In A2Q, the clustering of the overall image distribution shows higher overlap, but the distribution of Q is more concentrated in the center. In regional clustering, the distribution of Q shows a more obvious clustering phenomenon. In the visualizations of the third and fourth columns, it can be clearly seen that the simulated distribution is closer to the target domain.

Analysis of Cross-Domain Density Map Prediction To visualize the cross-domain performance of different methods in a straightforward manner, we visualize Fig. 7. The figure illustrates that the proposed DAOT method outperforms other methods in various scenarios, ranging from dense to sparse (B2A), from large-scale to small-scale (Q2A), and even from small-scale dense to large-scale (A2Q).

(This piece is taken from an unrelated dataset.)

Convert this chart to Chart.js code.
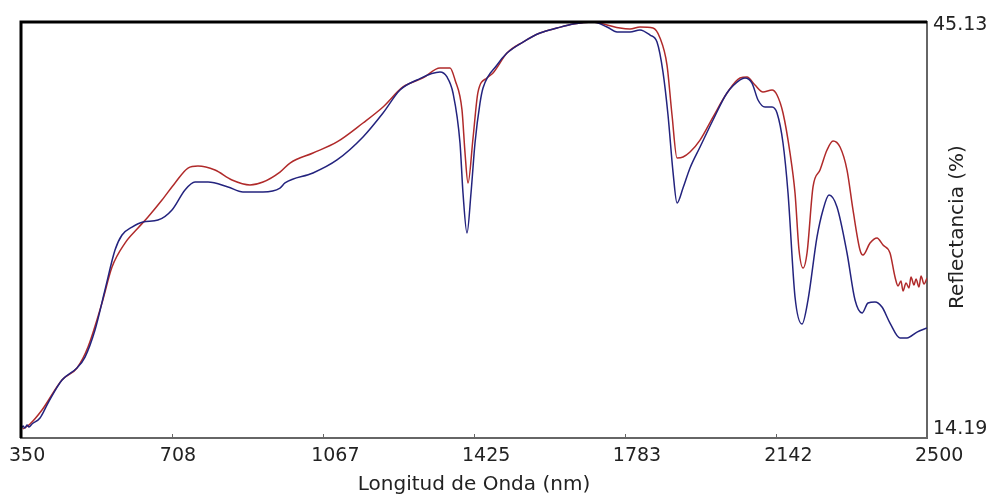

Particularly in Q2A setting, the DAOT prediction is very close to the ground truth. In the first two rows (Q2A and A2Q), there are fewer erroneous classifications of the background, and in the third row (A2B), the estimation of the crowd is more accurate. We have highlighted these parts with red boxes.

Analysis of Distribution Match The final output distribution has a matching relation with the initial target domain distribution, and we visualize the distribution matching in Fig. 11. We demonstrate the retrieved source domain regions using different methods on the target domain regions ranging from dense to sparse. As shown in the figure, the DAOT achieves superior performance across all density levels, even in scenarios with few people or only background. Compared with the method using only SSIM, the proposed DAOT achieves better performance in the second column with denser scenarios, and has better perception simulation for the densest scenario. Compared with the diffusion-based FGFD (Zhu et al., 2022), it achieves better results in the densest and sparsest scenarios, and has better simulation for the location of pedestrians.